## Requirement
Look below. Copy each line that has "seaborn" in it.

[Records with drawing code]
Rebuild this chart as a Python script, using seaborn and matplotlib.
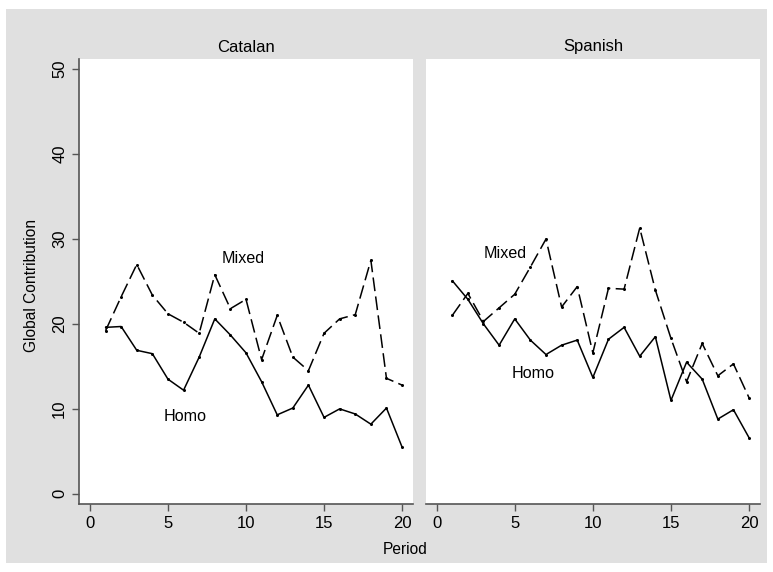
import matplotlib
matplotlib.use("Agg")
import matplotlib.pyplot as plt
import seaborn as sns
import pandas as pd
from matplotlib.patches import Rectangle

periods = list(range(1, 21))
panels = ["Catalan", "Spanish"]

catalan_homo = [19.6, 19.7, 16.9, 16.5, 13.5, 12.2, 16.1, 20.6, 18.7, 16.6,
                13.2, 9.3, 10.1, 12.8, 9.0, 10.0, 9.4, 8.2, 10.1, 5.5]
catalan_mixed = [19.2, 23.2, 27.0, 23.4, 21.2, 20.2, 18.9, 25.8, 21.8, 22.9,
                 15.8, 21.0, 16.1, 14.5, 18.9, 20.6, 21.1, 27.5, 13.6, 12.8]
spanish_homo = [25.1, 22.9, 20.0, 17.5, 20.6, 18.1, 16.4, 17.5, 18.1, 13.7,
                18.2, 19.6, 16.2, 18.5, 11.0, 15.5, 13.5, 8.8, 9.9, 6.6]
spanish_mixed = [21.0, 23.6, 20.3, 21.9, 23.5, 26.7, 30.0, 22.0, 24.4, 16.6,
                 24.2, 24.1, 31.3, 24.0, 18.3, 13.2, 17.7, 13.9, 15.3, 11.3]

series = {
    "Catalan": {"Homo": catalan_homo, "Mixed": catalan_mixed},
    "Spanish": {"Homo": spanish_homo, "Mixed": spanish_mixed},
}
x_ticks = [0, 5, 10, 15, 20]
y_ticks = [0, 10, 20, 30, 40, 50]

rows = []
for p in panels:
    for g, vals in series[p].items():
        for t, v in zip(periods, vals):
            rows.append({"panel": p, "group": g, "Period": t, "value": v})
df = pd.DataFrame(rows)

sns.set_style("white")
plt.rcParams["font.family"] = ["Liberation Sans", "DejaVu Sans"]
plt.rcParams["text.color"] = "black"
plt.rcParams["axes.labelcolor"] = "black"

W, H = 773, 572
fig = plt.figure(figsize=(W / 100, H / 100), dpi=100)
fig.patch.set_facecolor("white")

bg = fig.add_axes([0, 0, 1, 1], zorder=-10)
bg.set_xlim(0, W)
bg.set_ylim(H, 0)
bg.axis("off")
bg.add_patch(Rectangle((6, 9), 767 - 6, 563 - 9, facecolor="#e0e0e0",
                       edgecolor="none"))

axL = fig.add_axes([79 / W, 1 - 504 / H, (413 - 79) / W, (504 - 59) / H])
axR = fig.add_axes([425.7 / W, 1 - 504 / H, (760 - 425.7) / W, (504 - 59) / H])
axes = {"Catalan": axL, "Spanish": axR}

label_pos = {
    "Catalan": {"Mixed": (9.83, 27.7), "Homo": (6.12, 9.1)},
    "Spanish": {"Mixed": (4.4, 28.35), "Homo": (6.19, 14.2)},
}

spine_col = "#555555"
for p in panels:
    ax = axes[p]
    ax.set_facecolor("white")
    sub = df[df["panel"] == p]
    sns.lineplot(data=sub, x="Period", y="value", style="group",
                 dashes={"Homo": "", "Mixed": (9, 3.5)},
                 style_order=["Homo", "Mixed"],
                 color="black", linewidth=1.1, marker="o", markersize=2.2,
                 markeredgewidth=0, legend=False, ax=ax, estimator=None)
    ax.set_xlim(-0.7, 20.7)
    ax.set_ylim(-1.2, 51.2)
    ax.set_xticks(x_ticks)
    ax.set_yticks(y_ticks)
    ax.set_xlabel("")
    ax.set_ylabel("")
    for s in ["top", "right"]:
        ax.spines[s].set_visible(False)
    ax.spines["bottom"].set_color(spine_col)
    ax.spines["bottom"].set_linewidth(1.2)
    ax.tick_params(axis="both", colors=spine_col, labelcolor="black",
                   length=5, width=1, direction="out", labelsize=12, pad=3.5,
                   bottom=True, left=True)
    ax.text(0.5, 1 + 12 / 445, p, transform=ax.transAxes, ha="center",
            va="center", fontsize=12, color="black")
    for g, (lx, ly) in label_pos[p].items():
        ax.text(lx, ly, g, ha="center", va="center", fontsize=11.6,
                color="black")

axL.spines["left"].set_color(spine_col)
axL.spines["left"].set_linewidth(1.2)
for lab in axL.get_yticklabels():
    lab.set_rotation(90)
    lab.set_va("center")
axR.spines["left"].set_visible(False)
axR.tick_params(axis="y", left=False, labelleft=False)

fig.text(32 / W, 1 - 285 / H, "Global Contribution", rotation=90,
         ha="center", va="center", fontsize=11.2, color="black")
fig.text(405 / W, 1 - 549 / H, "Period", ha="center", va="center",
         fontsize=11.2, color="black")

fig.savefig("out.png", dpi=100, facecolor="white")
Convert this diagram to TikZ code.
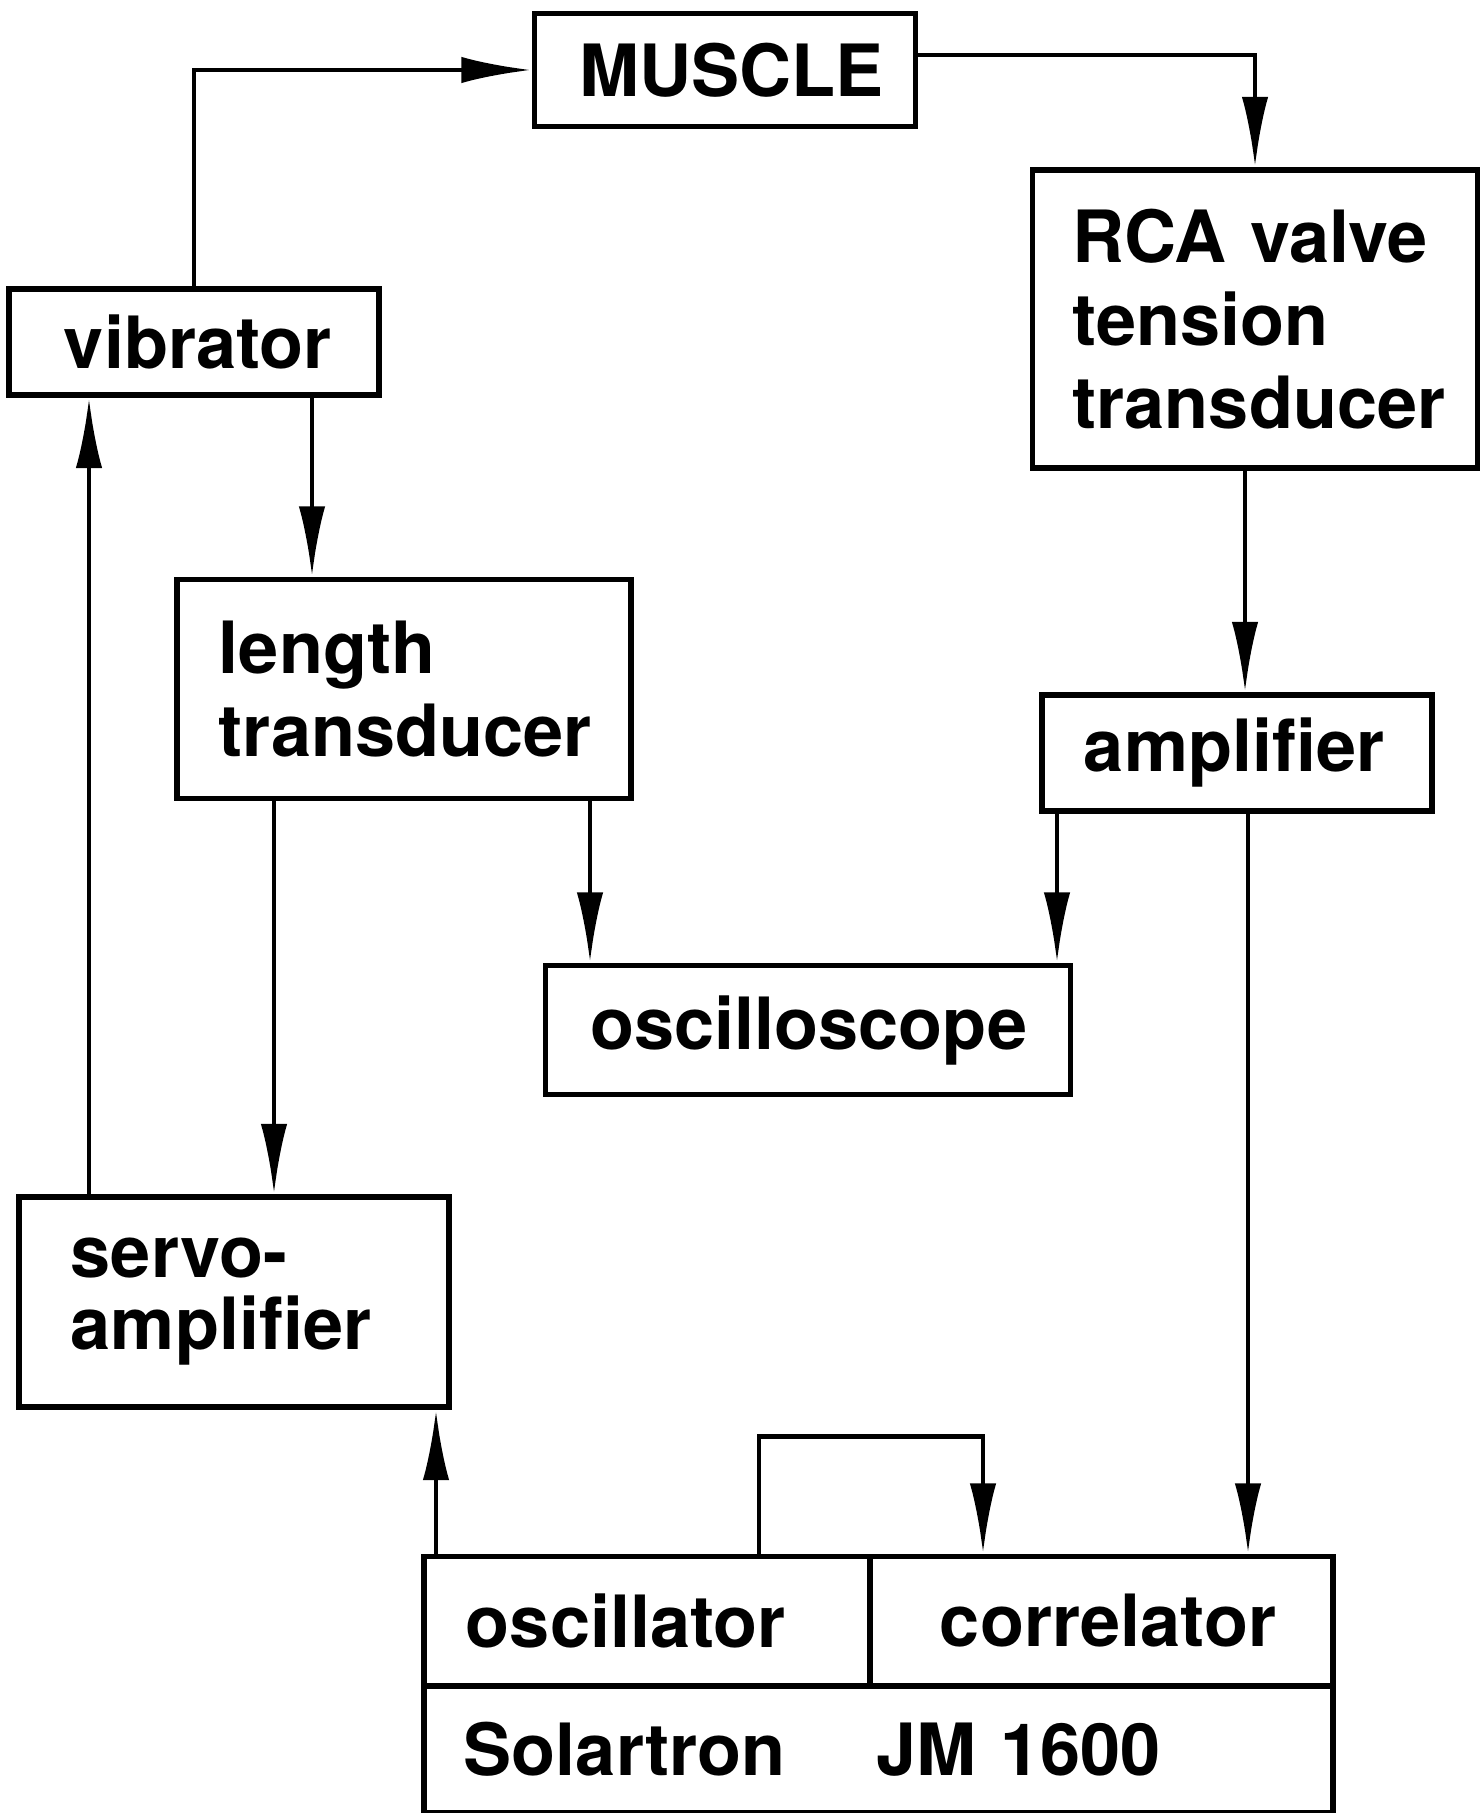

## Reply
Rebuild this chart as a Python script, using seaborn and matplotlib.
import seaborn as sns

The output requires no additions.